Likewise it is to us that the Messiah comes today.  It is not to those who are comfortable in their lives on this earth, who are secure in their sins and think only about life in this world, that Christ comes today.  Rather, He comes to those who know that they are sinners and that they need the forgiveness and salvation that He can bring.  He comes to the common people whose lives aren’t wonderful or perfect, who experience all sorts of trouble and problems.  The reason, of course, is that the forgiveness of sins is only possible where there are sins to forgive.  It is precisely when we confess our sinfulness that we are ready to receive God’s forgiveness.  Absolution, preaching, and especially the Holy Supper are not for people who feel especially good about themselves or who feel especially holy; rather they are for people who know that they are sinners and that they need the forgiveness and healing that only Christ can bring.  It is to the poor in spirit, the meek, the humble, and those who know their true unworthiness to receive Him that Jesus comes.  They are the ones who will welcome Him and let Him be their life and their light.

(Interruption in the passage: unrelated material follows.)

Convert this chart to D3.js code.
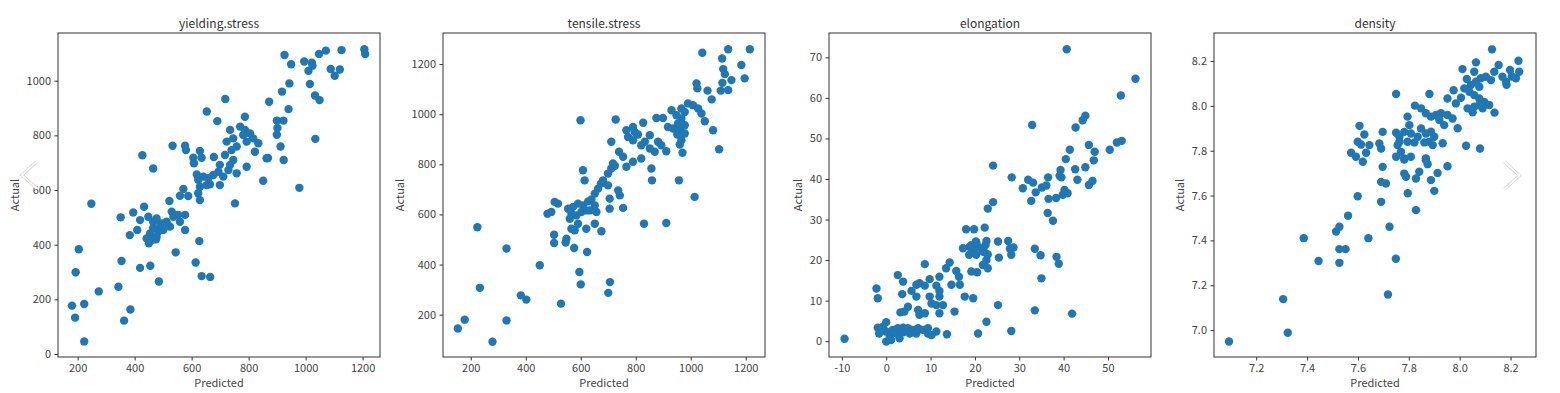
<!DOCTYPE html>
<html>
<head>
<meta charset="utf-8">
<script src="https://cdn.jsdelivr.net/npm/d3@7/dist/d3.min.js"></script>
<style>
  html, body { margin: 0; padding: 0; background: #fff; }
  svg { display: block; }
  text { font-family: "Noto Sans CJK KR", "Noto Sans", sans-serif; }
</style>
</head>
<body>
<svg id="chart" width="1560" height="393"></svg>
<script>
// ---------------- DATA ----------------
const titles = ["yielding.stress", "tensile.stress", "elongation", "density"];

// [predicted, actual]
const yieldingStress = [
[1206,1115],[1209,1098],[1126,1112],[1071,1110],[1047,1098],[926,1094],[949,1060],[995,1070],[1022,1066],[1010,1036],[1024,1055],[1088,1043],[1120,1041],[1102,1018],[1015,988],[943,990],[917,960],[1033,946],[1049,929],[872,923],[940,896],[718,933],[653,887],[899,854],[922,854],[901,827],[899,802],[1034,787],[912,759],[923,710],[868,717],[978,608],[351,500],[544,372],[354,340],[419,315],[455,323],[614,335],[635,285],[665,282],[485,265],[343,246],[274,229],[248,550],[204,383],[193,299],[180,177],[223,183],[191,133],[385,163],[363,122],[223,46],
[690,852],[787,868],[735,820],[770,832],[787,820],[805,807],[781,801],[816,789],[793,777],[746,789],[723,777],[758,759],[740,746],[834,771],[822,740],[863,716],[793,685],[851,634],[758,661],[752,551],[427,727],[465,679],[533,762],[577,762],[580,746],[629,743],[635,718],[606,718],[608,698],[678,721],[717,728],[746,710],[735,692],[699,692],[694,667],[711,649],[676,655],[658,643],[641,649],[618,657],[623,637],[629,612],[653,618],[664,621],[699,618],[729,673],[571,604],[559,579],[588,578],[623,588],[629,563],[522,560],[530,521],[433,539],[395,518],[419,490],[448,502],[465,484],[477,496],[495,478],[512,484],[536,502],[553,509],[577,509],[559,484],[524,466],[500,454],[483,448],[465,460],[454,441],[442,423],[460,417],[477,429],[409,454],[577,454],[627,413],[383,435],[450,405],[475,420],[490,470],[515,468]
];

const tensileStress = [
[1215,1259],[1136,1259],[1042,1245],[1114,1222],[1118,1180],[1124,1160],[1148,1136],[1115,1125],[1136,1096],[1109,1094],[1184,1196],[1196,1143],[1021,1123],[1024,1103],[1061,1094],[1076,1059],[1081,936],[1103,860],[970,846],[827,966],[727,979],[599,976],[711,890],[739,850],[224,549],[233,307],[330,464],[451,397],[382,277],[402,260],[528,244],[330,177],[178,180],[153,145],[279,92],[595,370],[600,321],[700,287],[706,330],[623,450],[576,466],[545,488],[503,486],
[990,1043],[1008,1036],[966,1023],[978,1009],[930,1016],[948,996],[966,983],[954,963],[978,956],[936,943],[917,949],[960,936],[951,919],[978,923],[966,896],[960,879],[1039,1003],[1051,972],[1027,1023],[875,985],[899,985],[766,936],[790,949],[796,929],[772,909],[790,896],[808,919],[851,916],[833,890],[820,876],[851,863],[881,890],[893,876],[869,850],[911,852],[754,830],[717,803],[711,783],[724,794],[699,763],[681,736],[673,723],[663,703],[651,683],[639,660],[627,652],[608,636],[590,643],[572,630],[554,623],[566,603],[584,596],[602,610],[620,616],[651,636],[657,610],[633,616],[517,643],[505,650],[493,610],[479,603],[560,583],[590,563],[566,543],[578,537],[620,543],[651,563],[675,533],[705,623],[754,626],[699,716],[736,696],[742,676],[705,663],[614,736],[608,776],[766,790],[790,810],[820,823],[857,783],[859,736],[957,736],[1014,670],[830,563],[911,566],[503,519],[548,503]
];

const elongation = [
[40.7,72.0],[56.2,64.7],[52.9,60.6],[32.9,53.3],[44.9,55.6],[44.3,54.5],[42.7,52.7],[53.1,49.4],[52.0,49.0],[50.4,47.2],[41.4,47.2],[45.7,48.4],[47.0,46.7],[46.8,44.6],[40.5,44.9],[44.9,42.9],[42.6,42.4],[43.1,39.8],[39.3,42.2],[39.1,40.8],[39.5,40.4],[46.5,39.5],[45.7,38.5],[40.2,37.3],[40.9,36.5],[39.8,36.1],[38.3,35.3],[36.5,40.4],[32.0,39.8],[33.1,39.1],[30.8,37.7],[33.7,36.7],[32.7,34.6],[35.1,37.9],[36.1,38.4],[36.6,35.1],[36.4,31.6],[37.6,29.7],[28.3,40.4],[24.1,43.3],[24.1,34.3],[22.9,32.7],[33.5,22.8],[34.8,21.2],[38.4,20.8],[38.9,19.1],[35.0,15.5],[33.5,7.6],[41.9,6.8],[-9.4,0.6],[27.9,22.8],[18.0,27.6],[19.8,27.6],[22.2,28.0],
[22.6,24.7],[20.2,24.6],[18.8,23.3],[17.3,22.9],[20.7,23.3],[19.6,22.3],[20.3,21.3],[22.2,21.9],[22.6,20.0],[21.8,18.8],[22.9,18.0],[18.7,21.3],[25.2,24.6],[27.5,24.7],[28.7,23.1],[28.2,21.3],[25.4,20.6],[19.2,17.2],[20.5,17.0],[8.7,19.0],[14.3,19.4],[13.5,18.0],[15.8,17.3],[16.4,15.9],[12.0,15.9],[9.8,15.3],[7.5,14.3],[6.8,13.9],[8.7,13.7],[11.3,13.7],[12.0,12.4],[14.7,13.9],[16.6,13.9],[2.6,16.3],[3.8,14.7],[-2.2,13.0],[-1.9,10.6],[3.6,11.6],[5.7,12.4],[6.8,11.0],[9.8,11.0],[12.0,11.0],[10.2,9.3],[11.3,8.9],[4.9,8.5],[4.1,7.3],[3.2,7.1],[7.2,7.7],[7.5,6.5],[8.7,6.9],[12.0,6.9],[12.8,8.9],[15.4,7.3],[17.7,11.0],[19.6,10.6],[25.2,8.9],[22.6,4.8],[20.7,1.9],[13.7,1.7],[28.2,2.5],
[0.0,4.7],[-0.7,3.6],[-1.9,3.3],[-1.6,1.9],[0.0,2.4],[0.8,1.1],[1.5,2.8],[2.6,3.2],[3.8,3.3],[4.9,3.2],[6.0,2.8],[7.2,3.2],[8.3,2.8],[9.4,3.2],[9.4,1.9],[6.8,1.9],[5.3,1.9],[3.8,2.2],[2.3,1.9],[1.1,0.3],[0.0,-0.1],[11.3,2.4],[10.2,1.5],[3.0,0.7],
[20.3,24.4],[22.4,23.7],[21.8,22.1],[22.9,21.4],[19.2,23.7]
];

const density = [
[7.093,6.949],[7.306,7.138],[7.324,6.988],[7.387,7.410],[7.445,7.308],[7.514,7.440],[7.527,7.461],[7.527,7.361],[7.551,7.361],[7.527,7.300],[7.561,7.510],[7.641,7.410],[7.724,7.461],[7.749,7.318],[7.718,7.159],[7.750,8.053],[7.881,8.053],[8.127,8.252],[8.231,8.201],[8.234,8.152],[8.221,8.123],[8.153,8.182],[8.198,8.160],[8.205,8.131],[8.184,8.094],[8.137,7.970],[8.080,7.810],[8.025,7.822],[7.992,7.900],[7.796,7.610],
[8.064,8.194],[8.011,8.164],[8.057,8.152],[8.136,8.152],[8.168,8.130],[8.182,8.108],[8.028,8.120],[8.044,8.093],[8.064,8.108],[8.083,8.123],[8.103,8.130],[8.123,8.115],[8.077,8.085],[8.018,8.078],[8.038,8.063],[8.057,8.048],[8.077,8.033],[8.096,8.018],[8.116,8.004],[8.077,8.004],[8.057,7.996],[8.031,7.989],[8.051,7.971],[8.090,7.989],[7.976,8.070],[7.952,8.033],[7.985,8.011],[8.005,8.036],[7.824,8.001],[7.848,7.989],[7.867,7.967],[7.887,7.952],[7.907,7.959],[7.926,7.967],[7.952,7.959],[7.972,7.944],[7.920,7.937],[7.939,7.914],[7.795,7.952],[7.802,7.914],[7.782,7.884],[7.808,7.877],[7.835,7.862],[7.848,7.899],[7.867,7.877],[7.887,7.885],[7.900,7.862],[7.880,7.840],[7.861,7.837],[7.822,7.837],[7.795,7.840],[7.763,7.862],[7.756,7.825],[7.769,7.795],[7.894,7.825],[7.933,7.833],[7.782,7.766],[7.867,7.766],
[7.606,7.911],[7.625,7.872],[7.599,7.840],[7.612,7.828],[7.645,7.825],[7.573,7.791],[7.592,7.773],[7.619,7.751],[7.632,7.791],[7.684,7.832],[7.691,7.810],[7.697,7.884],[7.750,7.880],[7.763,7.840],[7.750,7.773],[7.782,7.761],[7.808,7.773],[7.697,7.728],[7.691,7.661],[7.710,7.654],[7.599,7.597],[7.691,7.572],[7.828,7.535],[7.782,7.698],[7.789,7.684],[7.841,7.706],[7.828,7.676],[7.867,7.758],[7.874,7.740],[7.913,7.701],[7.887,7.669],[7.900,7.621],[7.952,7.731]
];

const xTicks = [
  [200,400,600,800,1000,1200],
  [200,400,600,800,1000,1200],
  [-10,0,10,20,30,40,50],
  [7.2,7.4,7.6,7.8,8.0,8.2]
];
const yTicks = [
  [0,200,400,600,800,1000],
  [200,400,600,800,1000,1200],
  [0,10,20,30,40,50,60,70],
  [7.0,7.2,7.4,7.6,7.8,8.0,8.2]
];
const xDomains = [[131,1261],[99,1270],[-12.9,59.7],[7.034,8.300]];
const yDomains = [[-11,1174.5],[31,1324],[-3.9,76],[6.88,8.325]];
const tickDecimals = [0,0,0,1];

const xLabel = "Predicted";
const yLabel = "Actual";

// ---------------- LAYOUT ----------------
const series = [yieldingStress, tensileStress, elongation, density];
const lefts = [58, 443, 829, 1214];
const plotW = 322, plotTop = 33, plotH = 324;
const dotColor = "#1f77b4";
const ink = "#333";

const svg = d3.select("#chart");
svg.append("rect").attr("width",1560).attr("height",393).attr("fill","#fff");

series.forEach((pts, i) => {
  const x = d3.scaleLinear().domain(xDomains[i]).range([0, plotW]);
  const y = d3.scaleLinear().domain(yDomains[i]).range([plotH, 0]);
  const fmt = v => {
    const s = v.toFixed(tickDecimals[i]);
    return s;
  };
  const g = svg.append("g").attr("transform", `translate(${lefts[i]},${plotTop})`);

  // points
  g.append("g").selectAll("circle").data(pts).join("circle")
    .attr("cx", d => x(d[0]))
    .attr("cy", d => y(d[1]))
    .attr("r", 4.2)
    .attr("fill", dotColor);

  // frame
  g.append("rect").attr("x",0).attr("y",0).attr("width",plotW).attr("height",plotH)
    .attr("fill","none").attr("stroke",ink).attr("stroke-width",1);

  // axes
  const xa = g.append("g").attr("transform",`translate(0,${plotH})`)
    .call(d3.axisBottom(x).tickValues(xTicks[i]).tickFormat(fmt).tickSize(3.5).tickPadding(3.5));
  const ya = g.append("g")
    .call(d3.axisLeft(y).tickValues(yTicks[i]).tickFormat(fmt).tickSize(3.5).tickPadding(3.5));
  [xa, ya].forEach(a => {
    a.select(".domain").remove();
    a.selectAll(".tick line").attr("stroke", ink);
    a.selectAll(".tick text").attr("fill", "#444")
      .style("font-size","11px")
      .style("font-family",'"Noto Sans CJK KR", "Noto Sans", sans-serif');
  });

  // title
  g.append("text").attr("x", plotW/2).attr("y", -5).attr("text-anchor","middle")
    .attr("fill", ink).style("font-size","12px").text(titles[i]);

  // x label
  g.append("text").attr("x", plotW/2).attr("y", plotH + 30).attr("text-anchor","middle")
    .attr("fill", "#444").style("font-size","11px").text(xLabel);

  // y label
  let maxW = 0;
  ya.selectAll(".tick text").each(function(){ maxW = Math.max(maxW, this.getBBox().width); });
  const lx = -(maxW + 20);
  g.append("text").attr("transform",`translate(${lx},${plotH/2}) rotate(-90)`)
    .attr("text-anchor","middle").attr("dominant-baseline","central")
    .attr("fill", "#444").style("font-size","11px").text(yLabel);
});

// carousel chevrons overlay
const chev = [
  [[36.7,161.7],[22,175],[36.7,188.3]],
  [[1504.3,161.7],[1519.5,175.5],[1504.3,189.3]]
];
chev.forEach(c => {
  svg.append("path").attr("d", d3.line()(c)).attr("fill","none")
    .attr("stroke","#d9d9d9").attr("stroke-width",3.2).attr("stroke-linejoin","miter");
  svg.append("path").attr("d", d3.line()(c)).attr("fill","none")
    .attr("stroke","#ffffff").attr("stroke-width",1.6);
});
</script>
</body>
</html>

We can see this by the reactions of the characters in this story.  Mary, evidently a quiet, meditative person, treasured up everything that had happened to her in her heart.  We can imagine that she sang the Magnificat to herself many, many times over the years as she considered how God had blessed her.  The shepherds were bursting at the seams.  They told everyone they could about the tiny Messiah whom they had just bowed down and worshiped.  It is the same way with us today.  We who receive Christ for the forgiveness of our sins and the strengthening of our faith today cannot help but meditate upon His blessings, as Mary did, and declare to all the world what He has done for us, as the shepherds did.  It is to us that Christ has now come through Word and Sacrament.  Come, let us adore Him, Christ the Lord.  Amen.